Podczas AEW Collision doszło do brutalnego ataku na ’Timeless’ Toni Storm, która została zaskoczona na backstage’u, gdy dopiero pojawiła się na arenie. Mistrzyni miała zaplanowany segment na dzisiejszą galę, ale w wyniku nieoczekiwanego zdarzenia się on nie odbył.
Po zwycięstwie nad Mariahą May w Australii i zdobyciu czwarty raz tytułu AEW Women’s World Championship, Toni Storm pojawiła się na ostatnim Dynamite, gdzie świętowała swój sukces. Mariah May milczała i nic nie zapowiadało, że ta cisza przed burzą doprowadzi do dantejskich scen na sobotniej tygodniówce AEW.

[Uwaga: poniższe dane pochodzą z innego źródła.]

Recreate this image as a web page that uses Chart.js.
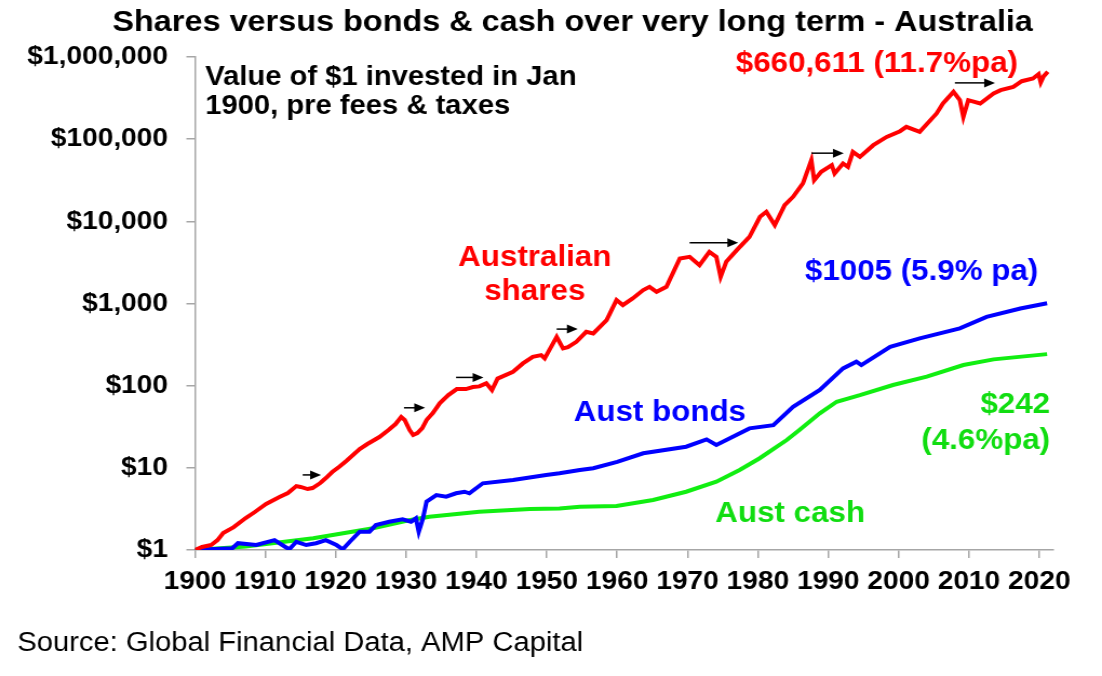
<!DOCTYPE html>
<html>
<head>
<meta charset="utf-8">
<script src="https://cdn.jsdelivr.net/npm/chart.js@4.4.1/dist/chart.umd.min.js"></script>
<style>
    html, body { margin: 0; padding: 0; background: #fff; overflow: hidden; }
    /* the source picture is a little wider than it is tall, so the chart is drawn narrow and stretched */
    #wrap { position: absolute; left: 0; top: 0; width: 1020px; height: 676px; transform: scaleX(1.0804); transform-origin: 0 0; }
</style>
</head>
<body>
<div id="wrap"><canvas id="chart"></canvas></div>
<script>
    const xTicks = [1900, 1910, 1920, 1930, 1940, 1950, 1960, 1970, 1980, 1990, 2000, 2010, 2020];
    const yTicks = [1, 10, 100, 1000, 10000, 100000, 1000000];

    const sharesYears = [1900, 1901, 1902.3, 1903.2, 1904, 1905.5, 1907.2, 1908.5, 1910.1, 1912, 1913.2, 1914.4, 1915, 1916, 1916.7, 1917.8,
        1918.6, 1919.5, 1920.5, 1921.5, 1923.4, 1924.5, 1926.2, 1927.5, 1928.5, 1929.3, 1929.8, 1930.5, 1931, 1931.6, 1932.3, 1932.9,
        1933.8, 1934.8, 1936, 1937.2, 1938.5, 1939.5, 1940.4, 1941.4, 1942.2, 1943, 1945.2, 1946.6, 1948, 1949.2, 1949.7,
        1951.4, 1952.3, 1953, 1954.2, 1955.6, 1956.6, 1958.5, 1959.9, 1960.8, 1962.2, 1963.7, 1964.6, 1965.6, 1967, 1967.9,
        1968.9, 1970.3, 1971.7, 1973.1, 1974.1, 1974.7, 1975.5, 1977, 1978.8, 1980.3, 1981.2, 1982.4, 1983.8, 1985,
        1986.4, 1987.6, 1988, 1989, 1990.5, 1990.9, 1992.1, 1992.8, 1993.5, 1994.5, 1996.4, 1998.3, 2000.2, 2001.1, 2003,
        2005.4, 2006.3, 2007.8, 2008.7, 2009.2, 2009.9, 2011.6, 2013.5, 2014.5, 2016.3, 2017.5, 2019.1, 2019.9, 2020.2,
        2020.6, 2021.2];
    const sharesValues = [1, 1.09, 1.15, 1.32, 1.61, 1.9, 2.45, 2.9, 3.63, 4.41, 4.94, 6.0, 5.85, 5.52, 5.68, 6.53,
        7.51, 8.89, 10.3, 12.1, 16.9, 19.5, 23.7, 28.8, 34.1, 41.5, 38.2, 28.8, 25.1, 26.5, 30.5, 38.2,
        46.4, 61.4, 76.9, 90.9, 90.9, 96.2, 98, 106.7, 88.4, 122, 147.6, 186.6, 224.7, 235.6, 214.8,
        393, 284.3, 295, 342, 452.6, 432.5, 628.6, 1100, 956.6, 1153, 1456, 1597, 1388, 1597, 2323,
        3538, 3700, 2932, 4256, 3700, 2112, 3217, 4462, 6477, 11340, 13050, 8990, 15740, 19870,
        28920, 55530, 31710, 40020, 48280, 38250, 50630, 46030, 70100, 60950, 84500, 106600, 125000, 141200, 122700,
        205600, 271700, 376200, 298200, 186800, 298200, 271700, 359700, 394500, 432800, 507600, 547000, 620000, 490000,
        580000, 660611];

    const bondsYears = [1900, 1902, 1905.3, 1906.1, 1908.7, 1911.3, 1912.9, 1913.4, 1914.4, 1915.8, 1917.2, 1918.6, 1920.1, 1921, 1922,
        1923.4, 1924.8, 1925.7, 1927.6, 1929.5, 1930.7, 1931.4, 1931.8, 1932.4, 1932.9, 1934.3, 1935.7, 1937.1, 1938.3, 1939,
        1940.9, 1945.2, 1949.9, 1951.8, 1954.7, 1956.6, 1960, 1963.7, 1969.8, 1972.7, 1974.1, 1978.8, 1982.2, 1985, 1988.8,
        1992.1, 1994, 1994.7, 1998.8, 2003, 2008.7, 2012.5, 2017.3, 2021.1];
    const bondsValues = [1, 1.02, 1.05, 1.21, 1.15, 1.32, 1.08, 1.02, 1.26, 1.15, 1.21, 1.32, 1.15, 1.02, 1.26,
        1.67, 1.67, 2.01, 2.21, 2.36, 2.21, 2.43, 1.67, 2.43, 3.87, 4.66, 4.45, 4.9, 5.12, 4.9,
        6.48, 7.11, 8.18, 8.57, 9.4, 9.88, 11.8, 15.04, 18.07, 22.2, 18.95, 30.2, 33.1, 55.4, 88.6,
        162, 195.6, 178.3, 297.7, 375.9, 497.5, 687, 868, 1005];

    const cashYears = [1900, 1907.2, 1916.8, 1925.3, 1930.4, 1933.3, 1940.4, 1947.6, 1951.8, 1954.7, 1959.9, 1965.1, 1969.8,
        1974.1, 1977.4, 1980.2, 1984.1, 1985.9, 1988.8, 1991.2, 1994.5, 1999.2, 2004, 2009.2, 2013.5, 2021.1];
    const cashValues = [1, 1.1, 1.39, 1.84, 2.3, 2.54, 2.93, 3.15, 3.21, 3.37, 3.43, 4.06, 5.12,
        6.78, 9.4, 13, 21.8, 28.8, 46, 63.7, 76.6, 101.8, 128.8, 178.3, 209, 242];

    // the little black arrows along the shares line
    const arrowFrom = [1915.3, 1929.7, 1937.1, 1951.4, 1970.3, 1987.6, 2008.0];
    const arrowTo = [1917.9, 1932.7, 1941.0, 1954.4, 1977.2, 1992.2, 2013.7];
    const arrowAt = [8.2, 53.8, 126, 488, 5470, 67550, 484200];

    const FONT = '"Liberation Sans", Arial, sans-serif';
    Chart.defaults.font.family = FONT;

    function toPoints(xs, ys) {
        return xs.map((x, i) => ({ x: x, y: ys[i] }));
    }

    const notes = [
        { text: "Shares versus bonds & cash over very long term - Australia", x: 530, y: 31, size: 30, color: "#000", align: "center" },
        { text: "Value of $1 invested in Jan", x: 190, y: 85, size: 27, color: "#000", align: "left" },
        { text: "1900, pre fees & taxes", x: 190, y: 114, size: 27, color: "#000", align: "left" },
        { text: "$660,611 (11.7%pa)", x: 681, y: 72, size: 29, color: "#ff0000", align: "left" },
        { text: "Australian", x: 495, y: 266, size: 29, color: "#ff0000", align: "center" },
        { text: "shares", x: 495, y: 300, size: 29, color: "#ff0000", align: "center" },
        { text: "$1005 (5.9% pa)", x: 745, y: 280, size: 29, color: "#0000ff", align: "left" },
        { text: "Aust bonds", x: 531, y: 421, size: 29, color: "#0000ff", align: "left" },
        { text: "$242", x: 972, y: 413, size: 29, color: "#11dd11", align: "right" },
        { text: "(4.6%pa)", x: 972, y: 449, size: 29, color: "#11dd11", align: "right" },
        { text: "Aust cash", x: 662, y: 522, size: 29, color: "#11dd11", align: "left" }
    ];

    const arrowsPlugin = {
        id: "arrows",
        afterDatasetsDraw(chart) {
            const ctx = chart.ctx;
            const xs = chart.scales.x, ys = chart.scales.y;
            ctx.save();
            ctx.strokeStyle = "#000";
            ctx.fillStyle = "#000";
            ctx.lineWidth = 1.5;
            arrowFrom.forEach((a, i) => {
                const x1 = xs.getPixelForValue(a);
                const x2 = xs.getPixelForValue(arrowTo[i]);
                const y = ys.getPixelForValue(arrowAt[i]);
                ctx.beginPath();
                ctx.moveTo(x1, y);
                ctx.lineTo(x2 - 8, y);
                ctx.stroke();
                ctx.beginPath();
                ctx.moveTo(x2, y);
                ctx.lineTo(x2 - 10, y - 4.5);
                ctx.lineTo(x2 - 10, y + 4.5);
                ctx.closePath();
                ctx.fill();
            });
            ctx.restore();
        }
    };

    const notesPlugin = {
        id: "notes",
        afterDraw(chart) {
            const ctx = chart.ctx;
            ctx.save();
            ctx.textBaseline = "alphabetic";
            notes.forEach(n => {
                ctx.font = "bold " + n.size + "px " + FONT;
                ctx.fillStyle = n.color;
                ctx.textAlign = n.align;
                ctx.fillText(n.text, n.x, n.y);
            });
            ctx.font = "27px " + FONT;
            ctx.fillStyle = "#000";
            ctx.textAlign = "left";
            ctx.fillText("Source: Global Financial Data, AMP Capital", 16, 651);
            ctx.restore();
        }
    };

    const axisGrey = "#a6a6a6";

    new Chart(document.getElementById("chart"), {
        type: "line",
        data: {
            datasets: [
                { label: "Australian shares", data: toPoints(sharesYears, sharesValues), borderColor: "#ff0000", borderWidth: 4, pointRadius: 0, tension: 0 },
                { label: "Aust bonds", data: toPoints(bondsYears, bondsValues), borderColor: "#0000ff", borderWidth: 4, pointRadius: 0, tension: 0 },
                { label: "Aust cash", data: toPoints(cashYears, cashValues), borderColor: "#11ee11", borderWidth: 4, pointRadius: 0, tension: 0 }
            ]
        },
        options: {
            responsive: true,
            maintainAspectRatio: false,
            animation: false,
            layout: { padding: { top: 57, right: 45, bottom: 0, left: 0 } },
            plugins: { legend: { display: false }, tooltip: { enabled: false } },
            scales: {
                x: {
                    type: "linear",
                    min: 1900,
                    max: 2022,
                    afterBuildTicks: s => { s.ticks = xTicks.map(v => ({ value: v })); },
                    afterFit: s => { s.height = 126; },
                    ticks: { callback: v => String(v), color: "#000", font: { size: 26, weight: "bold" }, padding: 8, maxRotation: 0, autoSkip: false },
                    grid: { drawOnChartArea: false, tickLength: 8, color: axisGrey, lineWidth: 1.5 },
                    border: { color: axisGrey, width: 1.5 }
                },
                y: {
                    type: "logarithmic",
                    min: 1,
                    max: 1000000,
                    afterBuildTicks: s => { s.ticks = yTicks.map(v => ({ value: v })); },
                    afterFit: s => { s.width = 180.5; },
                    ticks: { callback: v => "$" + Number(v).toLocaleString("en-US"), color: "#000", font: { size: 26, weight: "bold" }, padding: 17, autoSkip: false },
                    grid: { drawOnChartArea: false, tickLength: 8, color: axisGrey, lineWidth: 1.5 },
                    border: { color: axisGrey, width: 1.5 }
                }
            }
        },
        plugins: [arrowsPlugin, notesPlugin]
    });
</script>
</body>
</html>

Gdy Collision się rozpoczęło, tradycyjnie pokazano zawodników i zawodniczki szykujących się do swoich występów. Kamera skierowała się na Toni, którą nagle zaatakowała Mariah, uderzając kilkukrotnie jej głową o skrzynie produkcyjne. Następnie zaciągnęła ją na rampę i zaaplikowała jej Storm Zero na twarde podłoże.
Mariah May trzymała Toni Storm w swoich ramionach, obiecując, że to ona własnoręcznie napisze dla niej zakończenie ich wspólnej historii.

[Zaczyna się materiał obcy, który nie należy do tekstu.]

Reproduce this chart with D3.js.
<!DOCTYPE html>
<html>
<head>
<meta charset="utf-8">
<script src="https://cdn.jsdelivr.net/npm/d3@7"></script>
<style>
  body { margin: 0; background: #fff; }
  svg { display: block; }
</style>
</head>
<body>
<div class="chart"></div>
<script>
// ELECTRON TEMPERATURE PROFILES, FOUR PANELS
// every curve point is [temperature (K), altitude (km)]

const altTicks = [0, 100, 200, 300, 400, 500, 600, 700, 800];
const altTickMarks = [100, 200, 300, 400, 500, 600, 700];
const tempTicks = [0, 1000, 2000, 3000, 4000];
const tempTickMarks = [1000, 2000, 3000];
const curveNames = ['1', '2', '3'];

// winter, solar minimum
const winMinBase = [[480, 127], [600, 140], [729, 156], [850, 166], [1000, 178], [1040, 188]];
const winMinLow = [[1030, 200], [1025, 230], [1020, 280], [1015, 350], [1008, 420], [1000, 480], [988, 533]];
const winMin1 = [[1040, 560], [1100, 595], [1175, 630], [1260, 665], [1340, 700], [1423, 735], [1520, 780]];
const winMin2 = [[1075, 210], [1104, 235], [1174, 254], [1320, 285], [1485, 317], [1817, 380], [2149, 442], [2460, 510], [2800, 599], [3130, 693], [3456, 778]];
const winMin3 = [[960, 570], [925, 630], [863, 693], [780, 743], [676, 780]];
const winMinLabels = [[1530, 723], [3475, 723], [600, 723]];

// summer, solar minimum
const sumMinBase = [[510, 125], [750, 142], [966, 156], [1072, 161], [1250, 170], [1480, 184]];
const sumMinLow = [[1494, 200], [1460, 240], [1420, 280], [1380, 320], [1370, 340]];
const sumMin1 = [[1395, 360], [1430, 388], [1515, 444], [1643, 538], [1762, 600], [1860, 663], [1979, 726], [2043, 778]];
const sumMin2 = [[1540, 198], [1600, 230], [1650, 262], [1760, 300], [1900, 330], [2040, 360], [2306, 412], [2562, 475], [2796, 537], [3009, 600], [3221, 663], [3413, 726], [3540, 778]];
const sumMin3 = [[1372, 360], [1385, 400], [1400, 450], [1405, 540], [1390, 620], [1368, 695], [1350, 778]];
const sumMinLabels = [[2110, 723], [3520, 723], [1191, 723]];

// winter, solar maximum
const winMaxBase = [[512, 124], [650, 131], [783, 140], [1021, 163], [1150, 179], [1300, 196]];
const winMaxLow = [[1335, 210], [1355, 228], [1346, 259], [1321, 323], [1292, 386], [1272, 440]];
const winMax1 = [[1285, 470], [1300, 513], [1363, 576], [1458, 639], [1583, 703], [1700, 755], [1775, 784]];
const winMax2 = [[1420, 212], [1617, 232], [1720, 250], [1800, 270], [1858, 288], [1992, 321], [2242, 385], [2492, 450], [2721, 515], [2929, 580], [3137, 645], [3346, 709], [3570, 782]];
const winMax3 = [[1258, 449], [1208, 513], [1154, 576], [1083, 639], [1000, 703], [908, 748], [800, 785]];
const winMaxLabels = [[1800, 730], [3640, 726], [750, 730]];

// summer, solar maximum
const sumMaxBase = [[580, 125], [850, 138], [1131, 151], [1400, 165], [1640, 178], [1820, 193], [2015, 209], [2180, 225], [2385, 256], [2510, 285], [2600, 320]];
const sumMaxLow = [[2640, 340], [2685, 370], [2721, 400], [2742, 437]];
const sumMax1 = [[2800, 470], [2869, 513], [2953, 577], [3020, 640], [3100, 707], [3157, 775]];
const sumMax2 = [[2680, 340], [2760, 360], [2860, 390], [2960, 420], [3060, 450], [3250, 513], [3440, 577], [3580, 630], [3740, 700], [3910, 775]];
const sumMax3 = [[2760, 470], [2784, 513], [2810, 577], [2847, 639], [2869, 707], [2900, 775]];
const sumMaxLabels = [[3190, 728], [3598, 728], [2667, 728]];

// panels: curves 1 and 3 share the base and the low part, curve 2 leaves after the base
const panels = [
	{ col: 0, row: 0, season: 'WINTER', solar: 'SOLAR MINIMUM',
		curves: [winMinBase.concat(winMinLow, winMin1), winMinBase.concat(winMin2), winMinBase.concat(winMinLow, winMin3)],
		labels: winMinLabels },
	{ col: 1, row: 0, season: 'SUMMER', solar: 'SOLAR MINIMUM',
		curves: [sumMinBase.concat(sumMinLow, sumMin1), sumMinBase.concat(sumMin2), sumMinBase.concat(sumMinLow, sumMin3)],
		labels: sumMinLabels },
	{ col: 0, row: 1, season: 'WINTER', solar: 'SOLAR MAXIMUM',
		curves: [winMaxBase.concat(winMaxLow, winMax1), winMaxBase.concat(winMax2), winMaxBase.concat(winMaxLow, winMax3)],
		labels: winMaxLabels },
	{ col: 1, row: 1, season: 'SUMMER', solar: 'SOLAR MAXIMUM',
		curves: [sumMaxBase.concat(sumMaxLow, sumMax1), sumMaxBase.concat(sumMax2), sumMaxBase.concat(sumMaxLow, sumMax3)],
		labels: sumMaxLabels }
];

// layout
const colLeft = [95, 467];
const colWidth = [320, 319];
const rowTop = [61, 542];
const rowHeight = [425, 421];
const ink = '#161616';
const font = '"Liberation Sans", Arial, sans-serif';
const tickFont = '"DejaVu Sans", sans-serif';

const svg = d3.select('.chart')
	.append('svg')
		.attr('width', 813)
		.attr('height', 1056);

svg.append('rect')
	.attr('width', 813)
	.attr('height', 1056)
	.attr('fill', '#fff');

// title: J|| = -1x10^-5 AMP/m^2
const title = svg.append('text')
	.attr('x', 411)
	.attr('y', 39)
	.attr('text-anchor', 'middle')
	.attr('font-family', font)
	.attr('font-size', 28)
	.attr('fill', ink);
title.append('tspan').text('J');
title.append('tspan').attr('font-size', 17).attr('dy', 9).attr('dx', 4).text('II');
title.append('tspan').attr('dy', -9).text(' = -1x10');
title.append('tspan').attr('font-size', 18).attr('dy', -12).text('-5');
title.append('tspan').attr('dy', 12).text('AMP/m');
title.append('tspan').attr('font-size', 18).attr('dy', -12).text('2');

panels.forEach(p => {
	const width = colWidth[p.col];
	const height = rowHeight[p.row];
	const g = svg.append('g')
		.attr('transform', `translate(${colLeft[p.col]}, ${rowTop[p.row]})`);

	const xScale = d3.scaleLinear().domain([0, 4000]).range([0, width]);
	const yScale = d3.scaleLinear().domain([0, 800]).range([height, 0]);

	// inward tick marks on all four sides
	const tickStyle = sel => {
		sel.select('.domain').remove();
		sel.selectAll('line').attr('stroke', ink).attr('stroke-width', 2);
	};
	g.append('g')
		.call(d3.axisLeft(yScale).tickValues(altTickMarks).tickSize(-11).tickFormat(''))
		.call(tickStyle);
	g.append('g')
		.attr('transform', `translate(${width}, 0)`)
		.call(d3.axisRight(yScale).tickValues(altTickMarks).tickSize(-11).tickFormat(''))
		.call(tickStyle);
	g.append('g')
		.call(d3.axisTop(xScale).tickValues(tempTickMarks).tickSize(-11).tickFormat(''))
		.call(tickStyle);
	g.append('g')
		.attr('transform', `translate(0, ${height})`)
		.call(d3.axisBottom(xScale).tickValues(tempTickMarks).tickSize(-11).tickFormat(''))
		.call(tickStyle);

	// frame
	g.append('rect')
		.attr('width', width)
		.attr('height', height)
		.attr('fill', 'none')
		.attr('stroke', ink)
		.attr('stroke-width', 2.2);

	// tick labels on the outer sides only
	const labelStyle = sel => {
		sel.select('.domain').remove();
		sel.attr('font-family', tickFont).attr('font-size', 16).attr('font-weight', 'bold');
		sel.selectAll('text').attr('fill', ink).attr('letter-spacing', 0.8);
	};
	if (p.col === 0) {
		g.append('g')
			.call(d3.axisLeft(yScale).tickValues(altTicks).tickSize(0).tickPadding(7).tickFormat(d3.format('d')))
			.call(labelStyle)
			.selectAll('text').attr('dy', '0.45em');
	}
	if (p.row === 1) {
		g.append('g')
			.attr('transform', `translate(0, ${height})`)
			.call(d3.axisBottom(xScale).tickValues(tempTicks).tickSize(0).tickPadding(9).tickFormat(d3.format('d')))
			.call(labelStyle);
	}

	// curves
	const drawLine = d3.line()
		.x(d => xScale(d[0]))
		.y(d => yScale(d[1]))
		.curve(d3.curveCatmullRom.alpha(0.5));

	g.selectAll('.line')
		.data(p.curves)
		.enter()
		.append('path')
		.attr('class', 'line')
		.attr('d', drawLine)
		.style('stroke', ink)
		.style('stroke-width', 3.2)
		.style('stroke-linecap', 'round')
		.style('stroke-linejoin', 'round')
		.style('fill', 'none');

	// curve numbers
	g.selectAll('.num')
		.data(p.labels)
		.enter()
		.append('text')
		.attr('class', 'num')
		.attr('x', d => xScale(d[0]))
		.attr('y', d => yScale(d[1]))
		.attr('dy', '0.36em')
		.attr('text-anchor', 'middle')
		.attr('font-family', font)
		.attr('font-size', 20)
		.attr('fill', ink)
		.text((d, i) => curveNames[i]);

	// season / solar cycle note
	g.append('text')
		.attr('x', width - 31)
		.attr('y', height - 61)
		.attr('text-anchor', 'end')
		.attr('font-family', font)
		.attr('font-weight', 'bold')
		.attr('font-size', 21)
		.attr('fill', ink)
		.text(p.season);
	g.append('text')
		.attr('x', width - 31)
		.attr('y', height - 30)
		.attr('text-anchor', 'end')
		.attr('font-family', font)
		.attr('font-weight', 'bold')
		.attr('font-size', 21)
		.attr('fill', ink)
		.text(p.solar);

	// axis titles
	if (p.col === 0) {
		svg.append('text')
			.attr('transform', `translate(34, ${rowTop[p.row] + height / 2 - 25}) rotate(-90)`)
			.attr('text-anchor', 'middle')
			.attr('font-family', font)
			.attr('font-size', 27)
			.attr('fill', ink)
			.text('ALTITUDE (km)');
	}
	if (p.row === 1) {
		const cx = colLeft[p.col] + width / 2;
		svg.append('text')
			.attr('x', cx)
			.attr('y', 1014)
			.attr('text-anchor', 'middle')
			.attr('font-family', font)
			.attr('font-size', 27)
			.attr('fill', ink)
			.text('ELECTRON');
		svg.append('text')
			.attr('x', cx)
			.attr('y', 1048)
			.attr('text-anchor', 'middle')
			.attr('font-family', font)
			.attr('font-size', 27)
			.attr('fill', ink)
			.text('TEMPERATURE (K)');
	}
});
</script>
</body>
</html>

„Spójrz, do czego mnie zmusiłaś, spójrz do czego mnie zmusiłaś” – dwukrotnie wykrzyczała ’The Glamour’.
Dodała, że Toni nigdy nie wiedziała, jak napisać zakończenie, ale ona zrobi to za nią i dokona tego jej własną krwią, a ta historia zakończy się w „Hollywoodzkim Stylu”.
Segment zakończył się ogłoszeniem Mariahi, że w Los Angeles na Revolution dojdzie do trzeciego i ostatniego pojedynku na linii Storm–May.